Required task:
Below are the records; give again exactly the lines from the one containing "Convert this diagram to TikZ code." through the one containing "(12,6) rectangle (970,570);", leaving out pictures.

------------------------------------------------

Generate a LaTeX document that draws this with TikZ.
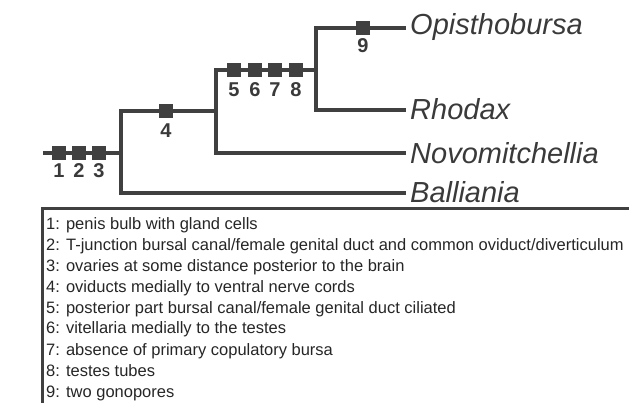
\documentclass[tikz,border=0pt]{standalone}
\usepackage{fontspec}
\setmainfont{Liberation Sans}
\definecolor{tree}{HTML}{404040}
\definecolor{txt}{HTML}{3A3A3A}
\begin{document}
\begin{tikzpicture}[x=1pt,y=-1pt,
  branch/.style={draw=tree,line width=4.6pt,line join=miter},
  sq/.style={fill=tree,minimum size=14pt,inner sep=0pt},
  num/.style={anchor=base,inner sep=0pt,text=txt,font=\fontsize{20}{20}\selectfont\bfseries},
  taxon/.style={anchor=base west,inner sep=0pt,text=txt,font=\fontsize{29}{29}\selectfont\itshape},
  leg/.style={anchor=base west,inner sep=0pt,text=black!85,font=\fontsize{16.5}{20}\selectfont},
  frame/.style={draw=tree,line width=3pt}]
\useasboundingbox (0,0) rectangle (629,403);
% tree coordinates
\coordinate (r0) at (43,153);
\coordinate (n1) at (121,153);
\coordinate (n1t) at (121,111);
\coordinate (n1b) at (121,193);
\coordinate (n2) at (216,111);
\coordinate (n2t) at (216,70);
\coordinate (n2b) at (216,153);
\coordinate (n3) at (316,70);
\coordinate (n3t) at (316,28);
\coordinate (n3b) at (316,110);
\coordinate (e1) at (406,28);
\coordinate (e2) at (406,110);
\coordinate (e3) at (406,153);
\coordinate (e4) at (406,193);
% branches
\draw[branch] (r0) -- (n1);
\draw[branch] (e4) -- (n1b) -- (n1t) -- (n2);
\draw[branch] (e3) -- (n2b) -- (n2t) -- (n3);
\draw[branch] (e1) -- (n3t) -- (n3b) -- (e2);
% taxa
\node[taxon] (opi) at (410,35) {Opisthobursa};
\node[taxon] (rho) at (410,120) {Rhodax};
\node[taxon] (nov) at (410,164) {Novomitchellia};
\node[taxon] (bal) at (410,203) {Balliania};
% character squares
\node[sq] (s1) at (59,153) {};
\node[sq] (s2) at (79,153) {};
\node[sq] (s3) at (99,153) {};
\node[sq] (s4) at (166,111) {};
\node[sq] (s5) at (234,70) {};
\node[sq] (s6) at (255,70) {};
\node[sq] (s7) at (275,70) {};
\node[sq] (s8) at (296,70) {};
\node[sq] (s9) at (363,28) {};
\node[num] (t1) at (59,178) {1};
\node[num] (t2) at (79,178) {2};
\node[num] (t3) at (99,178) {3};
\node[num] (t4) at (166,138) {4};
\node[num] (t5) at (234,97) {5};
\node[num] (t6) at (255,97) {6};
\node[num] (t7) at (275,97) {7};
\node[num] (t8) at (296,97) {8};
\node[num] (t9) at (363,53) {9};
% legend frame
\coordinate (fr) at (629,209);
\coordinate (fc) at (42,209);
\coordinate (fb) at (42,403);
\draw[frame] (fr) -- (fc) -- (fb);
% legend
\node[leg] (l1) at (46,230) {1: penis bulb with gland cells};
\node[leg] (l2) at (46,251) {2: T-junction bursal canal/female genital duct and common oviduct/diverticulum};
\node[leg] (l3) at (46,272) {3: ovaries at some distance posterior to the brain};
\node[leg] (l4) at (46,293) {4: oviducts medially to ventral nerve cords};
\node[leg] (l5) at (46,313) {5: posterior part bursal canal/female genital duct ciliated};
\node[leg] (l6) at (46,334) {6: vitellaria medially to the testes};
\node[leg] (l7) at (46,355) {7: absence of primary copulatory bursa};
\node[leg] (l8) at (46,376) {8: testes tubes};
\node[leg] (l9) at (46,397) {9: two gonopores};
\end{tikzpicture}
\end{document}
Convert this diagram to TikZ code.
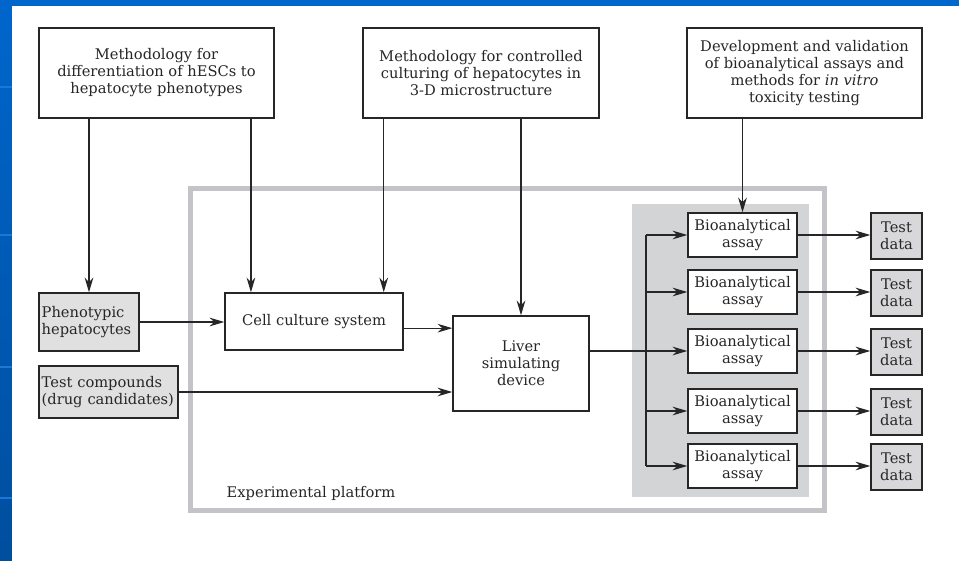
\documentclass[tikz,border=0pt]{standalone}
\usepackage{fontspec}
\setmainfont{DejaVu Serif}
\usetikzlibrary{arrows.meta,calc}

\definecolor{slideblue}{HTML}{0066CC}
\definecolor{slidedark}{HTML}{004E9E}
\definecolor{slideline}{HTML}{1C78D4}
\definecolor{inkgray}{HTML}{262626}
\definecolor{rimgray}{HTML}{C3C4C7}
\definecolor{panelgray}{HTML}{D3D4D6}
\definecolor{boxgray}{HTML}{E0E0E0}
\definecolor{datagray}{HTML}{D8D8DA}

\tikzset{
  txt/.style={text=inkgray, font=\fontsize{11}{12.75}\selectfont},
  box/.style={txt, draw=inkgray, line width=1.1pt, fill=white, align=center, inner sep=2pt},
  inbox/.style={txt, draw=inkgray, line width=1.1pt, fill=boxgray, align=left, inner sep=2pt},
  outbox/.style={box, fill=datagray, minimum width=38.25pt, minimum height=34.5pt},
  wire/.style={draw=inkgray, line width=0.9pt},
  rim/.style={draw=rimgray, line width=3.75pt}
}

\begin{document}
\begin{tikzpicture}[x=0.75pt, y=-0.75pt, >={Stealth[length=11pt,width=6.5pt,inset=3.5pt]}]
  % Slide background
  \useasboundingbox (0,0) rectangle (959,560);
  \shade[top color=slideblue, bottom color=slidedark] (0,0) rectangle (959,560);
  \foreach \yy in {87,235,367,498}
    \fill[slideline] (0,\yy-1) rectangle (12,\yy+1);
  \fill[white] (12,6) rectangle (970,570);

  % Experimental platform
  \draw[rim] (190.5,188.5) rectangle (824.5,510);
  \fill[panelgray] (632,204) rectangle (809,497);
  \node[txt, anchor=west] (plat) at (222,493) {Experimental platform};

  % Methodology boxes
  \node[box, minimum width=176.25pt, minimum height=67.5pt] (diff) at (156.5,73)
    {Methodology for\\differentiation of hESCs to\\hepatocyte phenotypes};
  \node[box, minimum width=177pt, minimum height=67.5pt] (cult) at (481,73)
    {Methodology for controlled\\culturing of hepatocytes in\\3-D microstructure};
  \node[box, minimum width=176.25pt, minimum height=67.5pt] (valid) at (804.5,73)
    {Development and validation\\of bioanalytical assays and\\methods for \textit{in vitro}\\toxicity testing};

  % Inputs
  \node[inbox, text width=71pt, minimum height=43.5pt] (pheno) at (89,322) {Phenotypic\\hepatocytes};
  \node[inbox, text width=100.25pt, minimum height=39pt] (comp) at (108.5,392) {Test compounds\\(drug candidates)};

  % Platform contents
  \node[box, minimum width=133.5pt, minimum height=42.75pt] (cell) at (314,321.5) {Cell culture system};
  \node[box, minimum width=102pt, minimum height=71.25pt] (liver) at (521,363.5) {Liver\\simulating\\device};
  \foreach \i/\yy in {1/235,2/292,3/351,4/411,5/466} {
    \node[box, minimum width=81.75pt, minimum height=33pt] (assay\i) at (742.5,\yy) {Bioanalytical\\assay};
    \node[outbox] (data\i) at (896.5,\yy+1) {Test\\data};
  }

  % Connectors
  \coordinate (bus) at (646,0);
  \coordinate (c1) at ([xshift=20pt]cell.north west);
  \coordinate (c2) at ([xshift=-15pt]cell.north east);
  \draw[wire, ->] (diff.south -| pheno.north) -- (pheno.north);
  \draw[wire, ->] (diff.south -| c1) -- (c1);
  \draw[wire, ->] (cult.south -| c2) -- (c2);
  \draw[wire, ->] (cult.south -| liver.north) -- (liver.north);
  \draw[wire, ->] (valid.south -| assay1.north) -- (assay1.north);
  \draw[wire, ->] (pheno.east) -- (pheno.east -| cell.west);
  \draw[wire, ->] ([yshift=-5pt]cell.east) -- ([yshift=-5pt]cell.east -| liver.west);
  \draw[wire, ->] (comp.east) -- (comp.east -| liver.west);
  \draw[wire] (liver.east |- assay3.west) -- (assay3.west -| bus);
  \draw[wire] (assay1.west -| bus) -- (assay5.west -| bus);
  \foreach \i in {1,...,5} {
    \draw[wire, ->] (assay\i.west -| bus) -- (assay\i.west);
    \draw[wire, ->] (assay\i.east) -- (assay\i.east -| data\i.west);
  }
\end{tikzpicture}
\end{document}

------------------------------------------------

Written solution:
Convert this diagram to TikZ code.
\documentclass[tikz,border=0pt]{standalone}
\usepackage{fontspec}
\setmainfont{DejaVu Serif}
\usetikzlibrary{arrows.meta,calc}

\definecolor{slideblue}{HTML}{0066CC}
\definecolor{slidedark}{HTML}{004E9E}
\definecolor{slideline}{HTML}{1C78D4}
\definecolor{inkgray}{HTML}{262626}
\definecolor{rimgray}{HTML}{C3C4C7}
\definecolor{panelgray}{HTML}{D3D4D6}
\definecolor{boxgray}{HTML}{E0E0E0}
\definecolor{datagray}{HTML}{D8D8DA}

\tikzset{
  txt/.style={text=inkgray, font=\fontsize{11}{12.75}\selectfont},
  box/.style={txt, draw=inkgray, line width=1.1pt, fill=white, align=center, inner sep=2pt},
  inbox/.style={txt, draw=inkgray, line width=1.1pt, fill=boxgray, align=left, inner sep=2pt},
  outbox/.style={box, fill=datagray, minimum width=38.25pt, minimum height=34.5pt},
  wire/.style={draw=inkgray, line width=0.9pt},
  rim/.style={draw=rimgray, line width=3.75pt}
}

\begin{document}
\begin{tikzpicture}[x=0.75pt, y=-0.75pt, >={Stealth[length=11pt,width=6.5pt,inset=3.5pt]}]
  % Slide background
  \useasboundingbox (0,0) rectangle (959,560);
  \shade[top color=slideblue, bottom color=slidedark] (0,0) rectangle (959,560);
  \foreach \yy in {87,235,367,498}
    \fill[slideline] (0,\yy-1) rectangle (12,\yy+1);
  \fill[white] (12,6) rectangle (970,570);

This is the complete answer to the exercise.